>> begin Dataset records

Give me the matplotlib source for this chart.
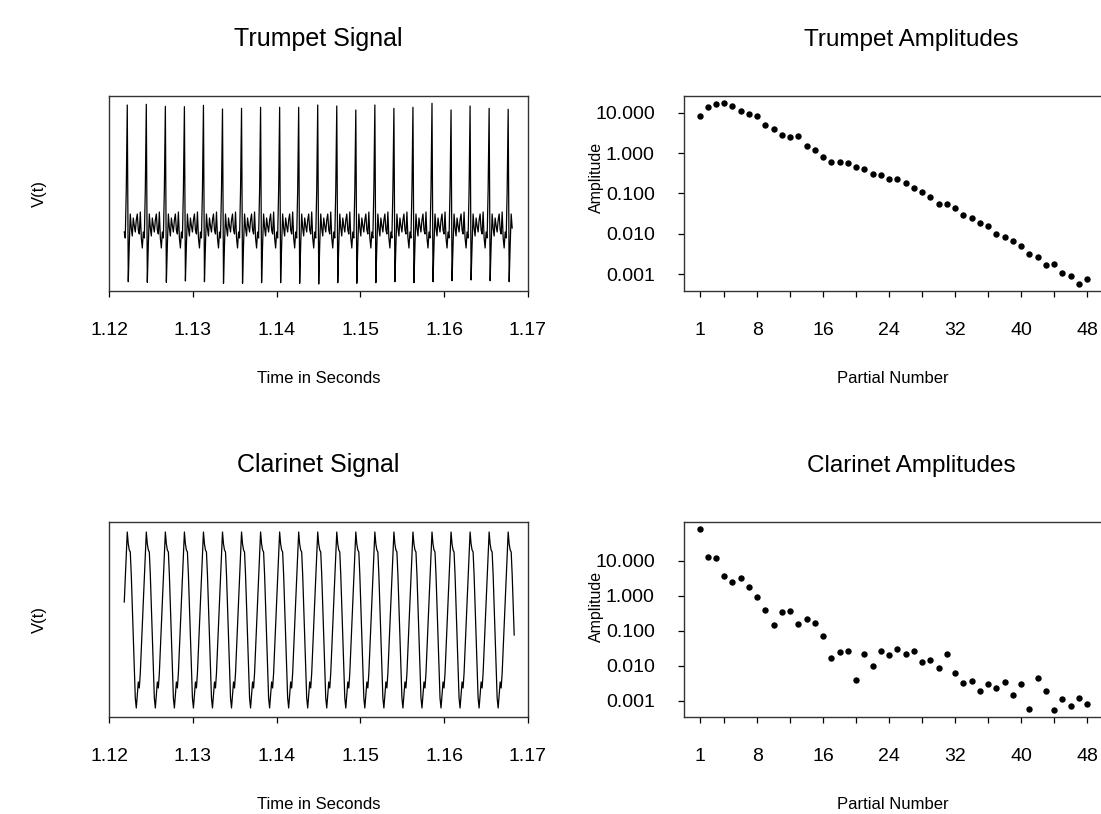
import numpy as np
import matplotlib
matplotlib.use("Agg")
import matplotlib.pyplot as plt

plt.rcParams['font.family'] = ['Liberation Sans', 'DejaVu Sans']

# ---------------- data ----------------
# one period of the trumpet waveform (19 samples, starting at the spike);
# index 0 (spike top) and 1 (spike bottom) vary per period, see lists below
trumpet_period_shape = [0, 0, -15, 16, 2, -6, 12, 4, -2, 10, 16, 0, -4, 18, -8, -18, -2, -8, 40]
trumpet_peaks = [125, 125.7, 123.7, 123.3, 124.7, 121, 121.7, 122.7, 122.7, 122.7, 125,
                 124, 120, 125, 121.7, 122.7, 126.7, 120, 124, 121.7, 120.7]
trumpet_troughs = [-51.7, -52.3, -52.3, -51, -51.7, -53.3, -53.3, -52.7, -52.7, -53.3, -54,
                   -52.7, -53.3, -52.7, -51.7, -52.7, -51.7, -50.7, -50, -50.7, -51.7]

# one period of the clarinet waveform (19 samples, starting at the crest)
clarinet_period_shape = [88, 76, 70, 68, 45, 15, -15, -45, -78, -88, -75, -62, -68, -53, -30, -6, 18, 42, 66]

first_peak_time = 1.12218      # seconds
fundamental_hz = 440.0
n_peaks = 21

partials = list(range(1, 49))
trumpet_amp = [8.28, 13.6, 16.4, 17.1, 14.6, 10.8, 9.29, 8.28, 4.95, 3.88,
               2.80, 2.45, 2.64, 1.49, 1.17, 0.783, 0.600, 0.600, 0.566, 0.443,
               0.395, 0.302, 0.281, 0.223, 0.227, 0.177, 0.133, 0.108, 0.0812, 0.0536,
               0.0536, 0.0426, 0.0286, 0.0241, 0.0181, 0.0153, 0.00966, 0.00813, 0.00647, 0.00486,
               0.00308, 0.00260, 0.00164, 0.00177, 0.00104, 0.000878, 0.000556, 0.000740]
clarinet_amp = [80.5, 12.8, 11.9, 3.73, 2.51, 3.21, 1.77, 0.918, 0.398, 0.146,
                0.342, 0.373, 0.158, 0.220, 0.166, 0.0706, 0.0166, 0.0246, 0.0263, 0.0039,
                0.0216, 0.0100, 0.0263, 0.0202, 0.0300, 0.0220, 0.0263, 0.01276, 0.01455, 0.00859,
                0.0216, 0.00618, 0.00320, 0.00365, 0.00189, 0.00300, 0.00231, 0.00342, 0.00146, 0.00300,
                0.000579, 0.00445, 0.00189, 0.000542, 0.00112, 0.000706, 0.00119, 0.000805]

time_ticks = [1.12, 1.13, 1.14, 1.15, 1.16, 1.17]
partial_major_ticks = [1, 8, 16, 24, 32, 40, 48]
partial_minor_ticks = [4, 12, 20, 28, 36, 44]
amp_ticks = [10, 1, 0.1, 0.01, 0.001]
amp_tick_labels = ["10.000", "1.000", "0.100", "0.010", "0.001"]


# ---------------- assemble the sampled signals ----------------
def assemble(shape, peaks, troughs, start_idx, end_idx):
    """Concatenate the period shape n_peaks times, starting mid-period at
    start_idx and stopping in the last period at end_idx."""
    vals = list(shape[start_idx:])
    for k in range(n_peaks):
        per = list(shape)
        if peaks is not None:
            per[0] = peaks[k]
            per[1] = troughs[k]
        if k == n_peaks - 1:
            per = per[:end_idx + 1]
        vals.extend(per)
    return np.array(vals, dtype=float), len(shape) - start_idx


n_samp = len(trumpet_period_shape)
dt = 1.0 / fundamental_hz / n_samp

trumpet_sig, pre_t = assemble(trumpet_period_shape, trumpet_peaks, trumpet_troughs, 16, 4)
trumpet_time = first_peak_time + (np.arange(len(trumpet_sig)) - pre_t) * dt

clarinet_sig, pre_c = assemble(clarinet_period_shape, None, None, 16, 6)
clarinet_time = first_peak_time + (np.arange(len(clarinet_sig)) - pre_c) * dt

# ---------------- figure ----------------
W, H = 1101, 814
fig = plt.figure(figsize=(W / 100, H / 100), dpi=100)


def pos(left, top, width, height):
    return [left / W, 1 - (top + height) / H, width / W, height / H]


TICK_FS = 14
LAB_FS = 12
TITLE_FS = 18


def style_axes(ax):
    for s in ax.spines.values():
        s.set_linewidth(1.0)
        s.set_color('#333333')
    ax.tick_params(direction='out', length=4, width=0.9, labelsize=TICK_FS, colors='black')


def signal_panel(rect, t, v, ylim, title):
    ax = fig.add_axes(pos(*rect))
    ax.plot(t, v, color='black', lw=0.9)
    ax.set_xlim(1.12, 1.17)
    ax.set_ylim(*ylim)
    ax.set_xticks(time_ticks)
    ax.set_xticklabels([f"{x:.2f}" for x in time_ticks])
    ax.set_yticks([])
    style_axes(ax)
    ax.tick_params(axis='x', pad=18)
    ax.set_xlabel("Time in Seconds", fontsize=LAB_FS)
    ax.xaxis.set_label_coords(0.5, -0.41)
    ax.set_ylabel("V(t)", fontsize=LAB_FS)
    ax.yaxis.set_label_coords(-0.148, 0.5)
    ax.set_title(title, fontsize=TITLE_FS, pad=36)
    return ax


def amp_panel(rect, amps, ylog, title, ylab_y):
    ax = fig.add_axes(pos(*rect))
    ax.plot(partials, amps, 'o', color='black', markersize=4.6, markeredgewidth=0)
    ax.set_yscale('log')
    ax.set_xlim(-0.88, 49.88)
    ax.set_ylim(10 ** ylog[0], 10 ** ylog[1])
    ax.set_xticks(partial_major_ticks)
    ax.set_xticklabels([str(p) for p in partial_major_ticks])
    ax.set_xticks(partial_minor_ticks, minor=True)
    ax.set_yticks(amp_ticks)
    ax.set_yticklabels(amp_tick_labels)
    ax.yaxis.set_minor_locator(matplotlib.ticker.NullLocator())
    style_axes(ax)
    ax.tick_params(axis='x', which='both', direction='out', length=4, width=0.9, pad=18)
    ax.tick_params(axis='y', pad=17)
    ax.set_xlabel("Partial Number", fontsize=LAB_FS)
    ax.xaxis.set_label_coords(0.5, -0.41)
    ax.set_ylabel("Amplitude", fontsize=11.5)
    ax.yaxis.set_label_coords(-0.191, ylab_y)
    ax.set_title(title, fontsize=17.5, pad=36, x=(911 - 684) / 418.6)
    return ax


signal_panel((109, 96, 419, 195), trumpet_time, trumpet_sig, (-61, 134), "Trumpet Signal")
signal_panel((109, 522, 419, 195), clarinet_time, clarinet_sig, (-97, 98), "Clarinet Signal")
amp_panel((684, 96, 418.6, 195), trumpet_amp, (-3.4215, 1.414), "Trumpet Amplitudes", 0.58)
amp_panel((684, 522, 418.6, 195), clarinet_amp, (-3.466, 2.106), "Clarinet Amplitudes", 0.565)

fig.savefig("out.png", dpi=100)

>> end Dataset records
>> begin Dataset records

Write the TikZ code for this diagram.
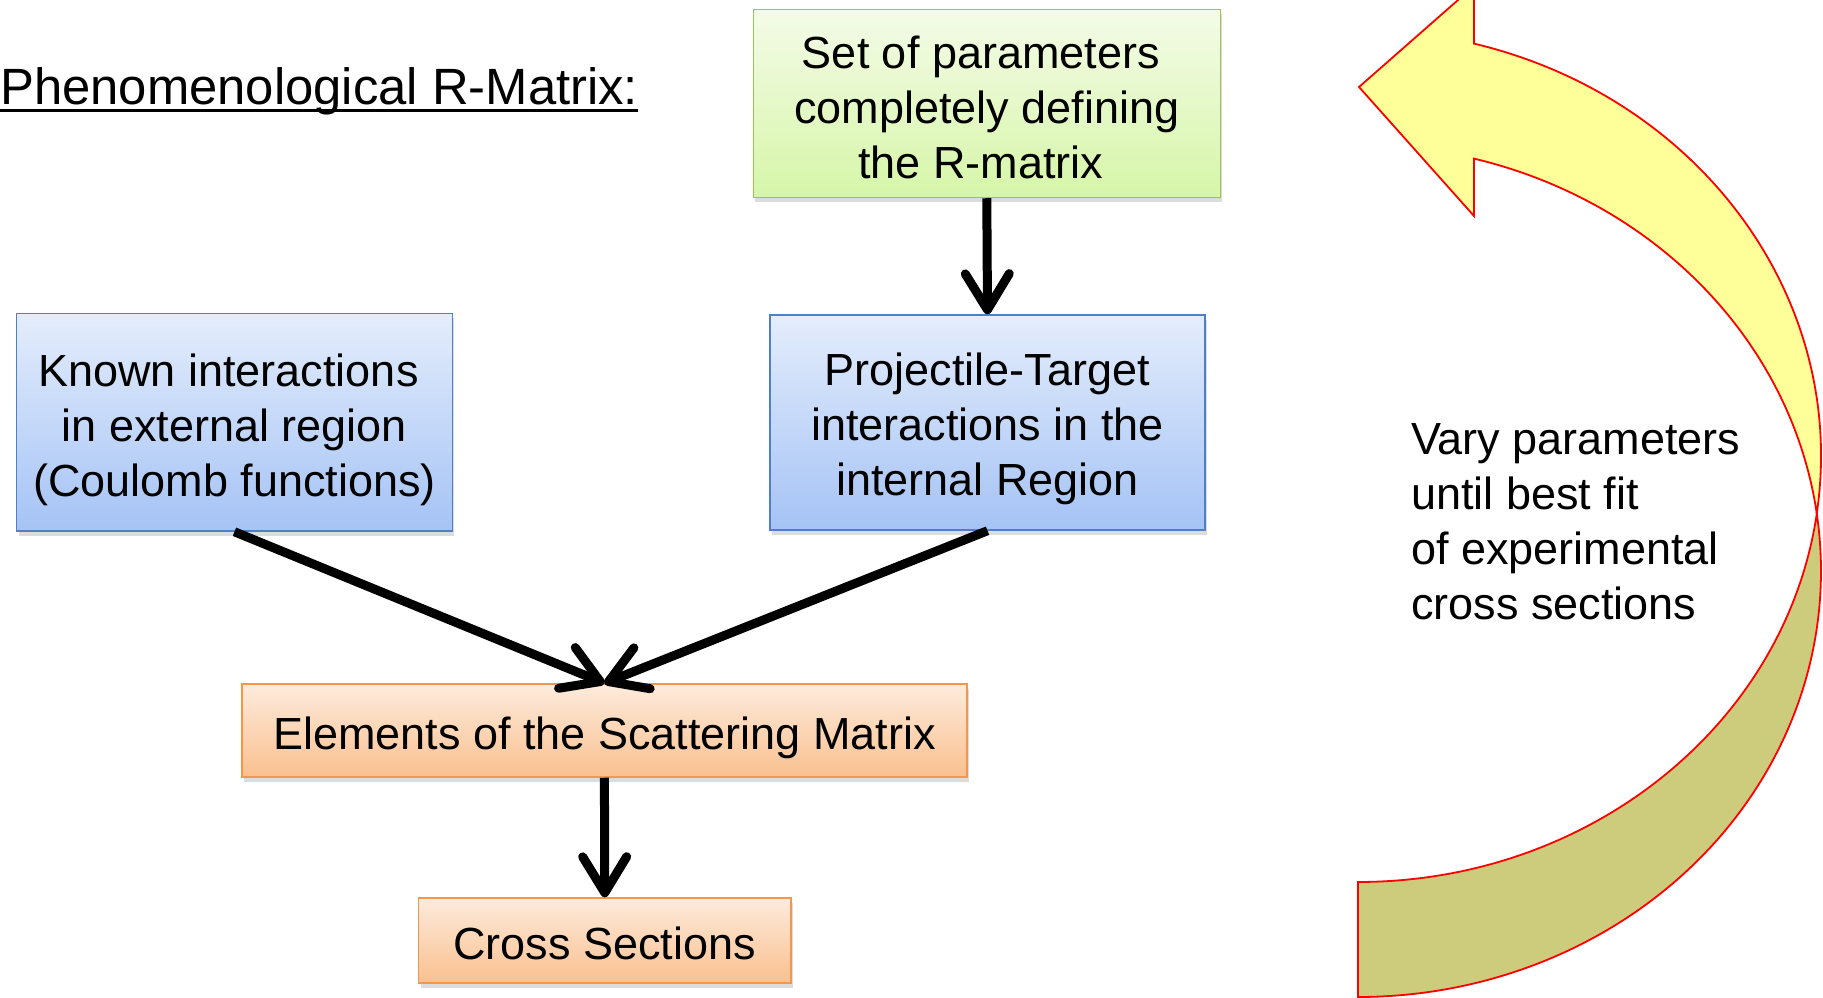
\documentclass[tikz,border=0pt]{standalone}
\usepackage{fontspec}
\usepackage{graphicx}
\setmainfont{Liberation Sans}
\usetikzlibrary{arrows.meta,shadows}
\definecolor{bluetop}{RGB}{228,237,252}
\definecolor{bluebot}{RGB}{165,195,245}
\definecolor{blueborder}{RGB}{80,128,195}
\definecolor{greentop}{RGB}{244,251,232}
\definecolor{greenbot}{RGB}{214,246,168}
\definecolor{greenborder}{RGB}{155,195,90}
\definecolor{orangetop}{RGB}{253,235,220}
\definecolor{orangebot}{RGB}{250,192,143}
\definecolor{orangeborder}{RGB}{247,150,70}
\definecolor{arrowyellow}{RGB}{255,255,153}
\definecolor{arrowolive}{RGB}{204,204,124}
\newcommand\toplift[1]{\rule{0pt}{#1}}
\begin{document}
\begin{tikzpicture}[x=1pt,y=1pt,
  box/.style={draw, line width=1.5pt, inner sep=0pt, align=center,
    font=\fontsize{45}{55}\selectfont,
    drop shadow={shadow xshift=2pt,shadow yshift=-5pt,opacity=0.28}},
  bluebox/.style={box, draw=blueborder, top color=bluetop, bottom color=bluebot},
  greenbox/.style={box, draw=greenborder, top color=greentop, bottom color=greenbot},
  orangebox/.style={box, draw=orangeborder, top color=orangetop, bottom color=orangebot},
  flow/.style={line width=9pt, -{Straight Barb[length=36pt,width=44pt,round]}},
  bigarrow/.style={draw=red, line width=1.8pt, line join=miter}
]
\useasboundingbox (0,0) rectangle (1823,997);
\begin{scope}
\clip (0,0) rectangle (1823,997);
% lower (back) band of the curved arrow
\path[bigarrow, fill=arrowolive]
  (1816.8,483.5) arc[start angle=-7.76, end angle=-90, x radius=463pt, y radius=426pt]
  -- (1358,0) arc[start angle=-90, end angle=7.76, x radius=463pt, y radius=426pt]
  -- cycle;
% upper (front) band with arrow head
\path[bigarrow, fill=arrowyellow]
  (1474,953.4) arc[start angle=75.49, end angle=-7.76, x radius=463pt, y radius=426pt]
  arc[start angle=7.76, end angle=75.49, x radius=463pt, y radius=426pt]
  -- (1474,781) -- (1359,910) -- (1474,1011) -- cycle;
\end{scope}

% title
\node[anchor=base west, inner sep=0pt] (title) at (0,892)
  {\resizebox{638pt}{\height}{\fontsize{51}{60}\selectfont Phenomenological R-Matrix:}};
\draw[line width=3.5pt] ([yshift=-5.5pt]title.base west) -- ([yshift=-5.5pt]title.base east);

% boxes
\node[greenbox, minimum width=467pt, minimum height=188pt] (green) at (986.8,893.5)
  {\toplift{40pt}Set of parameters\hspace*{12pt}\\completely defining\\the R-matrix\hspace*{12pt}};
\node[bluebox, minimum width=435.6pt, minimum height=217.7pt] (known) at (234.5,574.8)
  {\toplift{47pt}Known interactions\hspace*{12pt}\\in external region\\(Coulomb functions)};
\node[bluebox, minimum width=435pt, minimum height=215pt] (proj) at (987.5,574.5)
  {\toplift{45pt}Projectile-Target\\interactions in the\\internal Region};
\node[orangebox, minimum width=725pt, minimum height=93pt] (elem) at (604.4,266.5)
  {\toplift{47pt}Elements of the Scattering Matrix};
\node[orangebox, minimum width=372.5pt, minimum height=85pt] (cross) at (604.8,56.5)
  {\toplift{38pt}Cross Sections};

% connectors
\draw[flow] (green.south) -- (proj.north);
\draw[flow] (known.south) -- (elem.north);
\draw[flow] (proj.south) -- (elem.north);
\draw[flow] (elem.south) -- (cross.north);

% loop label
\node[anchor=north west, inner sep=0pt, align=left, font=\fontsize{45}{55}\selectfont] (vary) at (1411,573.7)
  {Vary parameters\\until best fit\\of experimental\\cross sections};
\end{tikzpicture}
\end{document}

>> end Dataset records

Instruction: Output exactly the lines from the one containing "Give me the matplotlib source for this chart." through the one containing "plt.rcParams['font.family'] = ['Liberation", both included, and nothing else; leave out any pictures.

Reply to the task:
Give me the matplotlib source for this chart.
import numpy as np
import matplotlib
matplotlib.use("Agg")
import matplotlib.pyplot as plt

plt.rcParams['font.family'] = ['Liberation Sans', 'DejaVu Sans']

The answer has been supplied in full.